Tre anni di sanzioni avrebbero dovuto dimostrare che colpire un’economia grande e resiliente come quella russa richiede qualcosa di più di un elenco di divieti e restrizioni che possono essere facilmente aggirati. Ma i burocrati di Bruxelles sembrano più interessati a salvare la faccia che a trovare soluzioni reali. E così, mentre il diciassettesimo pacchetto viene preparato, gli europei si chiedono se qualcuno, da quelle parti, si sia reso conto del disastro economico che sta colpendo proprio chi le sanzioni le ha imposte. Se il piano era punire la Russia, il vero risultato è stato colpire i cittadini dell’Unione Europea. Ma su questo, statene certi, nessuno a Bruxelles terrà una conferenza stampa.
Se c’è qualcosa che emerge chiaramente da questa grottesca pantomima delle sanzioni, è l’incompetenza patologica della classe dirigente di Bruxelles. Una sequenza di decisioni miopi, guidate più da esigenze di propaganda che da una reale strategia economica, ha messo in ginocchio le economie europee senza intaccare minimamente la solidità russa. Tre anni di misure punitive, di conferenze stampa trionfalistiche e di slogan sulla necessità di "dare una lezione a Putin" hanno prodotto un solo vero risultato: l’Europa è più povera, più debole e più dipendente dagli Stati Uniti e dai mercati asiatici di quanto non fosse prima dell’inizio della guerra in Ucraina.
Quello che a Bruxelles manca completamente è una visione strategica. Se la guerra si risolve nel lungo periodo e l’obiettivo è realmente quello di mettere la Russia in difficoltà, allora come si spiega il fatto che gli europei abbiano rinunciato al loro principale fornitore di energia senza una vera alternativa sostenibile? Come si giustifica il fatto che le sanzioni colpiscano più l’industria europea che quella russa? L’unica spiegazione plausibile è che questa élite burocratica, fatta di funzionari non eletti e di politici mediocri, sia totalmente scollegata dalla realtà.
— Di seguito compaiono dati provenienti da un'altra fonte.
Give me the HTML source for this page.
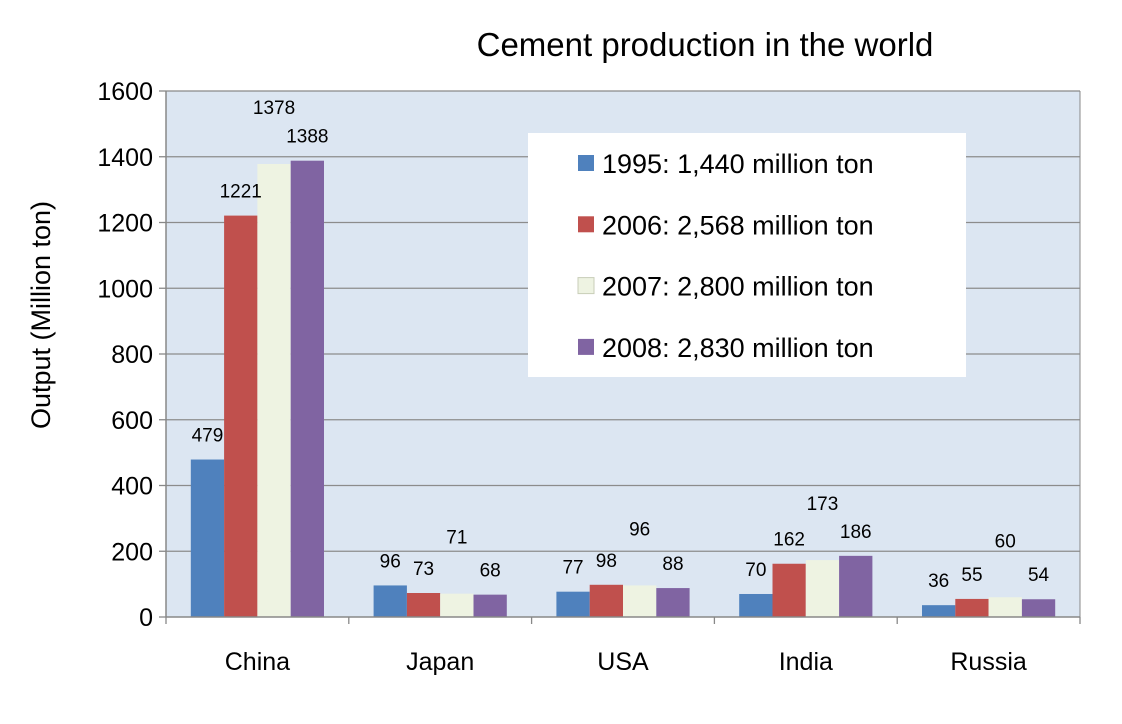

La verità è che questa classe dirigente non sta difendendo gli interessi dei cittadini europei. Sta difendendo solo se stessa. Non ammetterà mai di aver fallito perché ciò significherebbe perdere la propria legittimità. Così si andrà avanti, con il diciassettesimo, il diciottesimo, il ventesimo pacchetto di sanzioni, fino a quando non ci sarà più nessuno a pagare il conto. O forse, fino a quando i cittadini europei non decideranno che è il momento di presentare il loro.